「ブレードランナーの未来世紀」
このブログでは、映画批評だけでなく、私の読んだ本でお薦めのものも取り上げることにしている。そう言いながら今まで書いて来なかったのは、第1回目に何を取り上げるか迷っていたからである。ミステリー小説、SF小説、ファンタジー、泣ける小説、映画評論、エッセイ・・・・いろいろあって本当に迷う。
で、結局、欄外「おススメの本」で最初に紹介した本書を取り上げることにした(初めからそうせんかい(笑))。
著者は町山智浩。この人は私のお気に入りの評論家で、とにかく紹介する作品や文章が実にユニーク、独特の視点を持っており、いつも感心させられている。「そういう見方もあるのか…」と目からウロコが落ちる思いである。
本ブログのサブタイトル「いろいろ視点を変えてみれば、映画はもっと楽しくなる」も、実は町山氏の著作に触発されて決めたようなものである。そういう意味で、第1回に取り上げるに相応しいと言えるかも知れない。
本書は、3年前に町山氏が出した「<映画の見方>がわかる本」の、シリーズ第2弾にあたるもので、前回では、1968年から78年にかけてのいくつかのアメリカ映画を取り上げている。作品名は 『2001年宇宙の旅』 、『俺たちに明日はない』、『卒業』、『イージー・ライダー』 、 『フレンチ・コネクション』、『ダーティハリー』 、『時計じかけのオレンジ』 、『地獄の黙示録』、 『タクシードライバー』、 『ロッキー』、 『未知との遭遇』・・・等々、アメリカン・ニューシネマからSF大作まで、この10年間のアメリカ映画の変遷が綴られている。
が、作品タイトルは幾分オーソドックスでも、料理の仕方がそこらの映画評論とは切り口がちょっと違う。アメリカ各地を実際に渡り歩き、知られざる製作エピソードを収集し、監督の実態に迫り、映画が本当に言わんとしているポイントを着実に追及してくれる。
『2001年宇宙の旅』や『地獄の黙示録』などの一般に難解と言われている作品についても、実に分かり易く解説されており、一読の価値はある。…まあしかし、あくまでこの人の視点であり、賛同するかしないかはあなた自身で考えてください。
・・・前置きが長くなったが、本作はその後の、1980年代のアメリカ映画、―それもややマニアックな作品が取り上げられている。
取り上げた作品は、『ビデオドローム』、『グレムリン』、『ターミネーター』、『未来世紀ブラジル』、『プラトーン』、『ブルーベルベット』、『ロボコップ』、『ブレードランナー』・・・と、どちらかと言えばカルトっぽい題名が並ぶ。『ビデオドローム』なんかはあまりの難解さに劇場未公開となったものである。実は私も、まだレンタルビデオが出始めの頃、これを借りて観ている。
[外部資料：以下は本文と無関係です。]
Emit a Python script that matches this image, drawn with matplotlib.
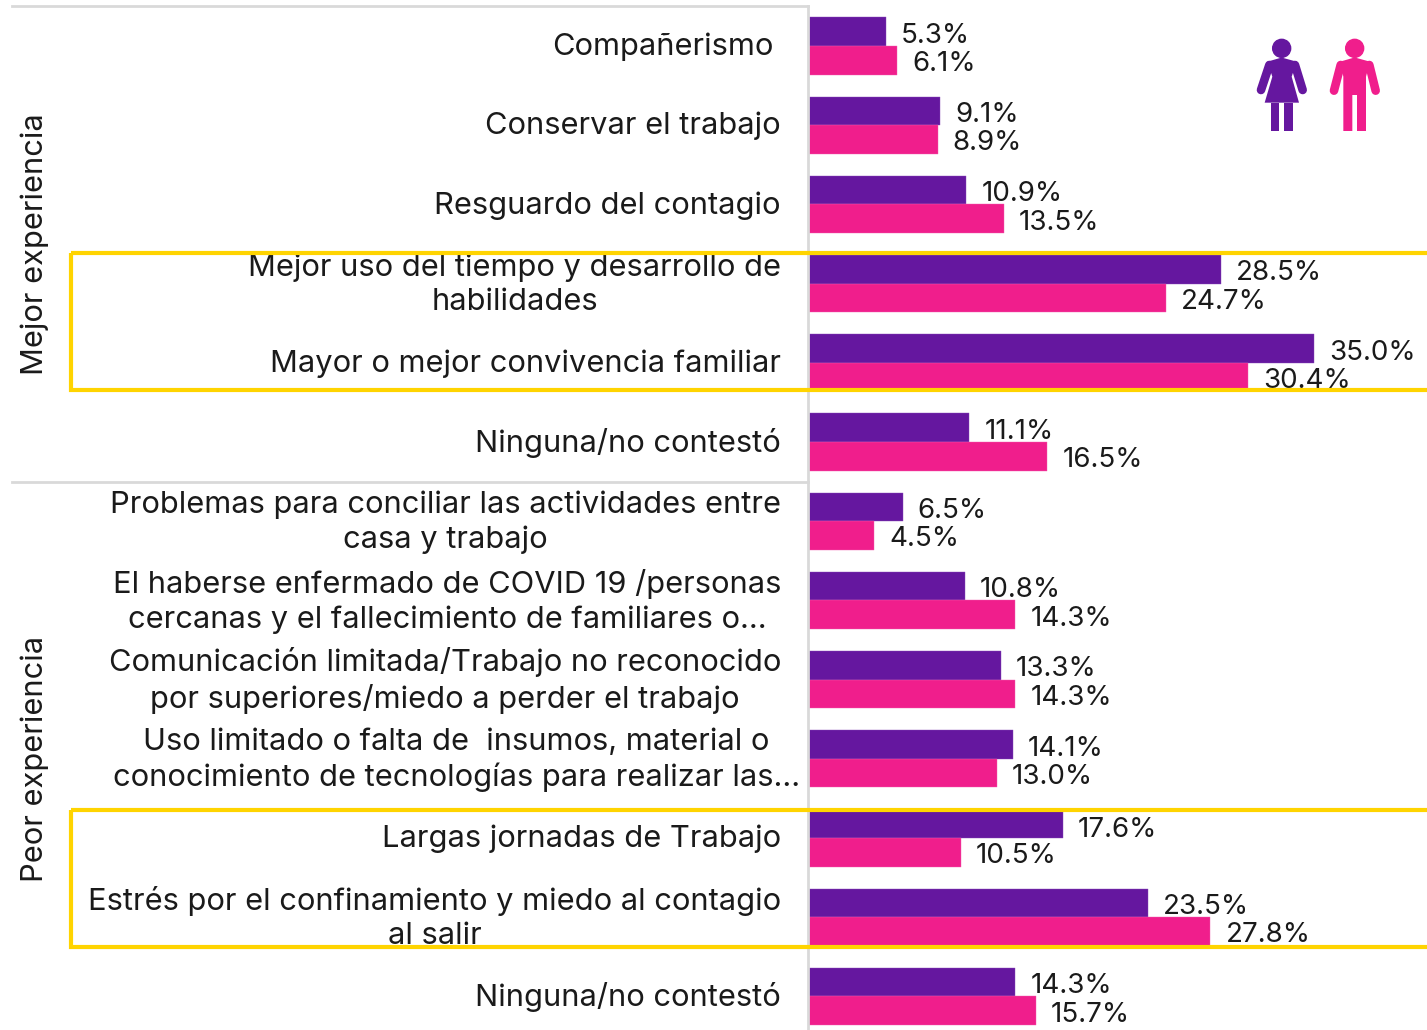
import matplotlib
matplotlib.use("Agg")
import matplotlib.pyplot as plt
from matplotlib.patches import Circle, Polygon, Rectangle

plt.rcParams['font.family'] = ['Inter', 'DejaVu Sans']

categorias = [
    "Compañerismo",
    "Conservar el trabajo",
    "Resguardo del contagio",
    "Mejor uso del tiempo y desarrollo de\nhabilidades",
    "Mayor o mejor convivencia familiar",
    "Ninguna/no contestó",
    "Problemas para conciliar las actividades entre\ncasa y trabajo",
    "El haberse enfermado de COVID 19 /personas\ncercanas y el fallecimiento de familiares o...",
    "Comunicación limitada/Trabajo no reconocido\npor superiores/miedo a perder el trabajo",
    "Uso limitado o falta de  insumos, material o\nconocimiento de tecnologías para realizar las...",
    "Largas jornadas de Trabajo",
    "Estrés por el confinamiento y miedo al contagio\nal salir",
    "Ninguna/no contestó",
]
mujeres = [5.3, 9.1, 10.9, 28.5, 35.0, 11.1, 6.5, 10.8, 13.3, 14.1, 17.6, 23.5, 14.3]
hombres = [6.1, 8.9, 13.5, 24.7, 30.4, 16.5, 4.5, 14.3, 14.3, 13.0, 10.5, 27.8, 15.7]

MORADO = "#65179F"
ROSA = "#F01E8C"
AMARILLO = "#FFD400"
GRIS = "#D9D9D9"
TEXTO = "#1A1A1A"
FS_CAT = 22.2
FS_VAL = 20

W, H = 1427, 1030
fig = plt.figure(figsize=(W / 100, H / 100), dpi=100)

# main axes: x=0 sits at the vertical line, 1 row = 79.2 px
ax = fig.add_axes([809 / W, 0, 1 - 809 / W, 1])
ax.set_xlim(0, (W - 809) / 14.44)
ax.set_ylim((H - 46) / 79.2, -46 / 79.2)
ax.axis("off")

# labels that don't follow the common right edge
label_dx = {0: 8, 9: -19}

for i, cat in enumerate(categorias):
    ax.barh(i - 0.18, mujeres[i], height=0.36, color=MORADO, edgecolor="#8A4BB8", lw=0.3)
    ax.barh(i + 0.18, hombres[i], height=0.36, color=ROSA, edgecolor="#F45DAE", lw=0.3)
    # the purple bar of row 10 is cut by the frame, its label sits lower
    dy = -6 if i == 10 else -4
    ax.annotate(f"{mujeres[i]:.1f}%", (mujeres[i], i - 0.18), xytext=(15, dy), textcoords="offset pixels",
                ha="left", va="center", fontsize=FS_VAL, color=TEXTO)
    ax.annotate(f"{hombres[i]:.1f}%", (hombres[i], i + 0.18), xytext=(15, -4), textcoords="offset pixels",
                ha="left", va="center", fontsize=FS_VAL, color=TEXTO)
    ax.annotate(cat, (0, i), xytext=(-28 - label_dx.get(i, 0), -1), textcoords="offset pixels",
                ha="right", va="center", multialignment="center", fontsize=FS_CAT, color=TEXTO,
                linespacing=1.29, annotation_clip=False)

# overlay in pixel coords for frames, rules and icons
ov = fig.add_axes([0, 0, 1, 1])
ov.set_xlim(0, W)
ov.set_ylim(H, 0)
ov.axis("off")
ov.patch.set_alpha(0)

ov.plot([808, 808], [6, H], color=GRIS, lw=2)
ov.plot([12, 808], [6, 6], color=GRIS, lw=2)
ov.plot([12, 808], [481.5, 481.5], color=GRIS, lw=2)

for top, bottom in [(253, 390), (810, 947)]:
    ov.add_patch(Rectangle((70.5, top), 1400, bottom - top, fill=False, ec=AMARILLO, lw=3, zorder=10))

ov.text(35, 244, "Mejor experiencia", rotation=90, ha="center", va="center", fontsize=FS_CAT, color=TEXTO)
ov.text(35, 759, "Peor experiencia", rotation=90, ha="center", va="center", fontsize=FS_CAT, color=TEXTO)


# icons, points taken from a 3x crop starting at (1230, 20)
def px(p):
    return (1230 + p[0] / 3, 20 + p[1] / 3)


def brazo(a, b, color):
    xa, ya = px(a)
    xb, yb = px(b)
    ov.plot([xa, xb], [ya, yb], color=color, lw=6.2, solid_capstyle="round")


# woman
ov.add_patch(Circle(px((155, 85)), 9, color=MORADO))
ov.add_patch(Polygon([px(p) for p in [(112, 125), (150, 114), (160, 114), (200, 125), (185, 170), (207, 248),
                                      (104, 248), (127, 170)]], color=MORADO, lw=0))
ov.add_patch(Polygon([px(p) for p in [(122, 248), (148, 248), (148, 333), (122, 333)]], color=MORADO, lw=0))
ov.add_patch(Polygon([px(p) for p in [(163, 248), (190, 248), (190, 333), (163, 333)]], color=MORADO, lw=0))
brazo((118, 135), (93, 210), MORADO)
brazo((195, 135), (218, 210), MORADO)

# man
ov.add_patch(Circle(px((374, 85)), 9, color=ROSA))
ov.add_patch(Polygon([px(p) for p in [(330, 125), (368, 114), (380, 114), (420, 125), (408, 170), (408, 333),
                                      (381, 333), (381, 225), (367, 225), (367, 333), (340, 333), (340, 170)]],
                     color=ROSA, lw=0))
brazo((332, 135), (312, 212), ROSA)
brazo((418, 135), (437, 212), ROSA)

fig.savefig("out.png", dpi=100)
確かにさっぱり分からない。…がリック・ベイカーのSFXだけは(低予算でCGもない時代だが)ショッキングで強烈に印象に残った。本書を読めば、その比喩するものが解説されており、これを読んだ後に観ればより楽しめるかも知れない。…しかし本書には、監督のクロネンバーグ自身「作った当時は自分でも意味不明だと思った」と告白したと書かれてある。なんのこっちゃい(笑)。
以下、さまざまな資料も駆使して、映画作家たちが何をどう考え、苦悩や試行錯誤の果てにいかにしてこれらのカルト傑作映画を生み出すに至ったかが詳細に解説されている。映画の中で、どうしても分からなかった疑問点も解答してくれているのは特にありがたい。
例えば、『ブレードランナー』で、屋台のオヤジがハリソン・フォードに日本語で「二つで十分ですよ。わかってくださいよ」という、その二つとは何か…という疑問にも答を出している。なるほど、そうだったのか(知りたい方は本書をお読みください)。
町山氏は、自身が企画した雑誌『映画秘宝』でも相方の柳下毅一郎氏と、まるで漫才の掛け合いのように対談で映画を切るコーナー「裁くのは俺たちだ!」を連載しており、これもウンチクとボケと突っ込みでいつも楽しませてもらっている。
まあ、人によっては好き嫌いが分かれるかも知れないが、とにかく「映画をいかに楽しむか」という視点は私と共通しており、個人的にはこの人の文章は大好きである。映画をもっと楽しみたいと思っている方(特にSF、ファンタジーが好きな方)は、一読のほどを。